DIRECTIONS:
Starting at the first line of the listing below, repeat each line up to and including the one containing "-2.6, -2.8, -3.0];". Leave out pictures.
....
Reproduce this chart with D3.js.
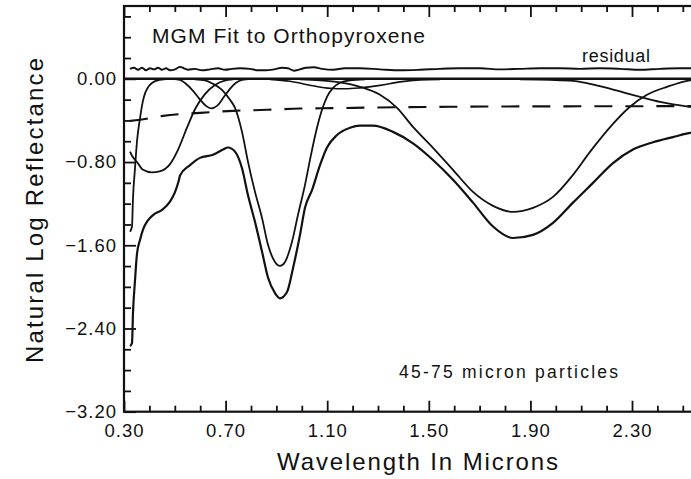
<!DOCTYPE html>
<html><head><meta charset="utf-8">
<script src="https://cdn.jsdelivr.net/npm/d3@7/dist/d3.min.js"></script>
<style>
html,body{margin:0;padding:0;background:#fff;}
svg{display:block;}
text{font-family:"Liberation Sans",Arial,Helvetica,sans-serif;fill:#111;}
</style></head>
<body>
<svg id="chart" width="691" height="479"></svg>
<script>
// ---- axis ticks ----
const xMajorTicks = [0.3, 0.7, 1.1, 1.5, 1.9, 2.3, 2.7];
const xMajorLabels = ["0.30", "0.70", "1.10", "1.50", "1.90", "2.30", ""];
const xMinorTicks = [0.4, 0.5, 0.6, 0.8, 0.9, 1.0, 1.2, 1.3, 1.4, 1.6, 1.7, 1.8, 2.0, 2.1, 2.2, 2.4, 2.5, 2.6];
const yMajorTicks = [0, -0.8, -1.6, -2.4, -3.2];
const yMajorLabels = ["0.00", "\u22120.80", "\u22121.60", "\u22122.40", "\u22123.20"];
const yMinorTicks = [0.6, 0.4, 0.2, -0.2, -0.4, -0.6, -1.0, -1.2, -1.4, -1.8, -2.0, -2.2, -2.6, -2.8, -3.0];

// ---- series: [wavelength (microns), natural log reflectance] ----
const spectrum = [[0.324,-2.57],[0.3315,-2.54],[0.3354,-2.25],[0.3433,-1.94],[0.3512,-1.68],[0.363,-1.55],[0.3748,-1.45],[0.3945,-1.36],[0.4142,-1.31],[0.4496,-1.26],[0.4811,-1.18],[0.5008,-1.09],[0.5165,-0.97],[0.5205,-0.93],[0.5598,-0.83],[0.5992,-0.76],[0.6504,-0.73],[0.6898,-0.68],[0.7094,-0.66],[0.737,-0.70],[0.7646,-0.86],[0.7882,-1.12],[0.8157,-1.375],[0.8433,-1.66],[0.8669,-1.91],[0.8945,-2.06],[0.9142,-2.11],[0.9417,-2.05],[0.9654,-1.82],[0.9929,-1.50],[1.0126,-1.24],[1.0402,-1.07],[1.0717,-0.83],[1.0992,-0.66],[1.1386,-0.54],[1.1898,-0.47],[1.2291,-0.45],[1.2803,-0.45],[1.3591,-0.51],[1.4378,-0.62],[1.5165,-0.78],[1.5953,-0.97],[1.674,-1.19],[1.7528,-1.42],[1.8315,-1.53],[1.9102,-1.50],[1.989,-1.385],[2.0677,-1.19],[2.1465,-1.00],[2.2252,-0.81],[2.3039,-0.68],[2.3827,-0.61],[2.4614,-0.56],[2.5283,-0.52],[2.5677,-0.51]];

const continuum = [[0.3236,-0.404],[0.363,-0.394],[0.4535,-0.356],[0.5992,-0.327],[0.7291,-0.308],[0.863,-0.298],[0.9929,-0.286],[1.1228,-0.282],[1.2803,-0.276],[1.5835,-0.269],[1.7803,-0.266],[2.174,-0.264],[2.5677,-0.262]];

const bandUV = [[0.3236,-1.47],[0.3315,-1.42],[0.3354,-1.15],[0.3433,-0.86],[0.3512,-0.60],[0.363,-0.38],[0.3748,-0.21],[0.3827,-0.14],[0.395,-0.08],[0.41,-0.04],[0.44,-0.01],[0.48,0]];

const bandVisA = [[0.3236,-0.70],[0.3315,-0.74],[0.3512,-0.80],[0.3748,-0.875],[0.41,-0.90],[0.44,-0.89],[0.4811,-0.82],[0.513,-0.68],[0.548,-0.47],[0.58,-0.29],[0.618,-0.15],[0.658,-0.06],[0.70,-0.015],[0.75,0]];

const bandVisB = [[0.49,0],[0.5205,-0.01],[0.540,-0.04],[0.5717,-0.115],[0.5992,-0.20],[0.6228,-0.26],[0.6425,-0.284],[0.6661,-0.26],[0.6937,-0.173],[0.7173,-0.096],[0.741,-0.038],[0.7646,-0.01],[0.80,0]];

const band1um = [[0.5795,-0.005],[0.6189,-0.014],[0.6504,-0.048],[0.6858,-0.106],[0.7173,-0.202],[0.737,-0.279],[0.7646,-0.51],[0.7882,-0.798],[0.8157,-1.087],[0.8433,-1.337],[0.8669,-1.596],[0.8945,-1.76],[0.9142,-1.798],[0.9339,-1.76],[0.9614,-1.567],[0.985,-1.308],[1.0126,-1.019],[1.0362,-0.731],[1.0598,-0.471],[1.0795,-0.298],[1.0992,-0.173],[1.1228,-0.087],[1.1504,-0.038],[1.1898,-0.014],[1.2488,-0.005]];

const band12um = [[0.8748,-0.005],[0.9535,-0.024],[1.0441,-0.067],[1.111,-0.091],[1.17,-0.096],[1.2291,-0.087],[1.3079,-0.063],[1.3866,-0.029],[1.4654,-0.01],[1.5441,-0.005]];

const band2um = [[0.9929,-0.005],[1.0717,-0.014],[1.1504,-0.034],[1.2291,-0.077],[1.3079,-0.154],[1.3748,-0.279],[1.4378,-0.462],[1.5165,-0.663],[1.5953,-0.875],[1.674,-1.087],[1.7528,-1.221],[1.8315,-1.279],[1.9102,-1.24],[1.989,-1.135],[2.0677,-0.923],[2.1346,-0.702],[2.2252,-0.433],[2.2921,-0.269],[2.3591,-0.154],[2.4378,-0.077],[2.5283,-0.014],[2.5677,-0.005]];

const bandLong = [[1.859,-0.005],[1.977,-0.01],[2.0677,-0.019],[2.1346,-0.048],[2.2016,-0.087],[2.2724,-0.135],[2.3315,-0.173],[2.4102,-0.221],[2.5283,-0.269],[2.5677,-0.284]];

const residual = [[0.3236,0.096],[0.3394,0.106],[0.3551,0.087],[0.3709,0.106],[0.3866,0.082],[0.4024,0.101],[0.4181,0.091],[0.4339,0.106],[0.4496,0.087],[0.4654,0.101],[0.4811,0.082],[0.5008,0.091],[0.5205,0.115],[0.5362,0.101],[0.552,0.087],[0.5795,0.096],[0.6071,0.082],[0.6386,0.091],[0.6701,0.101],[0.6976,0.087],[0.7252,0.096],[0.7567,0.101],[0.7961,0.096],[0.8276,0.082],[0.8591,0.082],[0.8906,0.091],[0.922,0.106],[0.9457,0.101],[0.9693,0.077],[0.9929,0.091],[1.0165,0.106],[1.048,0.111],[1.0795,0.096],[1.1228,0.087],[1.1701,0.101],[1.2291,0.101],[1.3079,0.091],[1.3866,0.082],[1.4654,0.087],[1.5441,0.096],[1.6228,0.101],[1.7016,0.101],[1.7803,0.091],[1.859,0.096],[1.9378,0.101],[2.0165,0.101],[2.0953,0.096],[2.174,0.101],[2.2528,0.096],[2.3315,0.087],[2.4102,0.096],[2.489,0.101],[2.5677,0.101]];

const zeroLine = [[0.3, 0], [2.7, 0]];

// ---- scales ----
const svg = d3.select("#chart");
const x = d3.scaleLinear().domain([0.3, 2.7]).range([124, 733.6]);
const y = d3.scaleLinear().domain([-3.2, 0.7]).range([411.7, 6]);

svg.append("clipPath").attr("id", "plotclip").append("rect")
  .attr("x", x(0.3)).attr("y", y(0.7)).attr("width", x(2.7) - x(0.3)).attr("height", y(-3.2) - y(0.7));

const line = d3.line().x(d => x(d[0])).y(d => y(d[1])).curve(d3.curveMonotoneX);
const g = svg.append("g").attr("clip-path", "url(#plotclip)");

function draw(data, w, dash) {
  const p = g.append("path").attr("d", line(data)).attr("fill", "none")
    .attr("stroke", "#111").attr("stroke-width", w).attr("stroke-linejoin", "round");
  if (dash) p.attr("stroke-dasharray", dash);
}
draw(zeroLine, 2.4);
draw(residual, 1.9);
draw(continuum, 2.1, "18,13");
draw(bandUV, 1.8);
draw(bandVisA, 1.8);
draw(bandVisB, 1.8);
draw(band1um, 1.8);
draw(band12um, 1.6);
draw(band2um, 1.8);
draw(bandLong, 1.8);
draw(spectrum, 2.2);

// ---- axes (ticks point inward) ----
const tickFont = g2 => g2.selectAll("text").style("font-size", "18.5px").style("letter-spacing", "1px")
  .style("font-family", '"Liberation Sans", Arial, sans-serif').attr("fill", "#111");
const clean = g2 => { g2.select(".domain").remove(); g2.selectAll("line").attr("stroke", "#111").attr("stroke-width", 1.8); };

svg.append("g").attr("transform", `translate(0,${y(-3.2)})`)
  .call(d3.axisBottom(x).tickValues(xMajorTicks).tickSize(-11).tickPadding(12)
    .tickFormat((d, i) => xMajorLabels[i]))
  .call(clean).call(tickFont);
svg.append("g").attr("transform", `translate(0,${y(-3.2)})`)
  .call(d3.axisBottom(x).tickValues(xMinorTicks).tickSize(-6).tickFormat(""))
  .call(clean);
svg.append("g").attr("transform", `translate(0,${y(0.7)})`)
  .call(d3.axisTop(x).tickValues(xMajorTicks).tickSize(-11).tickFormat(""))
  .call(clean);
svg.append("g").attr("transform", `translate(0,${y(0.7)})`)
  .call(d3.axisTop(x).tickValues(xMinorTicks).tickSize(-6).tickFormat(""))
  .call(clean);
svg.append("g").attr("transform", `translate(${x(0.3)},0)`)
  .call(d3.axisLeft(y).tickValues(yMajorTicks).tickSize(-12).tickPadding(7)
    .tickFormat((d, i) => yMajorLabels[i]))
  .call(clean).call(tickFont);
svg.append("g").attr("transform", `translate(${x(0.3)},0)`)
  .call(d3.axisLeft(y).tickValues(yMinorTicks).tickSize(-7).tickFormat(""))
  .call(clean);

// frame
svg.append("rect").attr("x", x(0.3)).attr("y", y(0.7))
  .attr("width", x(2.7) - x(0.3)).attr("height", y(-3.2) - y(0.7))
  .attr("fill", "none").attr("stroke", "#111").attr("stroke-width", 2.2);

// ---- texts ----
svg.append("text").attr("x", 152).attr("y", 43).style("font-size", "21px")
  .attr("textLength", 273).attr("lengthAdjust", "spacing").text("MGM Fit to Orthopyroxene");
svg.append("text").attr("x", 582).attr("y", 61.5).style("font-size", "18px")
  .attr("textLength", 68).attr("lengthAdjust", "spacing").text("residual");
svg.append("text").attr("x", 399).attr("y", 378).style("font-size", "17.5px")
  .attr("textLength", 219).attr("lengthAdjust", "spacing").text("45-75 micron particles");
svg.append("text").attr("x", 277).attr("y", 470).style("font-size", "24px")
  .attr("textLength", 281).attr("lengthAdjust", "spacing").text("Wavelength In Microns");
svg.append("text").attr("transform", "translate(43,363) rotate(-90)").style("font-size", "24px")
  .attr("textLength", 305).attr("lengthAdjust", "spacing").text("Natural Log Reflectance");
</script>
</body></html>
....
EXERCISE ANSWER:
Reproduce this chart with D3.js.
<!DOCTYPE html>
<html><head><meta charset="utf-8">
<script src="https://cdn.jsdelivr.net/npm/d3@7/dist/d3.min.js"></script>
<style>
html,body{margin:0;padding:0;background:#fff;}
svg{display:block;}
text{font-family:"Liberation Sans",Arial,Helvetica,sans-serif;fill:#111;}
</style></head>
<body>
<svg id="chart" width="691" height="479"></svg>
<script>
// ---- axis ticks ----
const xMajorTicks = [0.3, 0.7, 1.1, 1.5, 1.9, 2.3, 2.7];
const xMajorLabels = ["0.30", "0.70", "1.10", "1.50", "1.90", "2.30", ""];
const xMinorTicks = [0.4, 0.5, 0.6, 0.8, 0.9, 1.0, 1.2, 1.3, 1.4, 1.6, 1.7, 1.8, 2.0, 2.1, 2.2, 2.4, 2.5, 2.6];
const yMajorTicks = [0, -0.8, -1.6, -2.4, -3.2];
const yMajorLabels = ["0.00", "\u22120.80", "\u22121.60", "\u22122.40", "\u22123.20"];
const yMinorTicks = [0.6, 0.4, 0.2, -0.2, -0.4, -0.6, -1.0, -1.2, -1.4, -1.8, -2.0, -2.2, -2.6, -2.8, -3.0];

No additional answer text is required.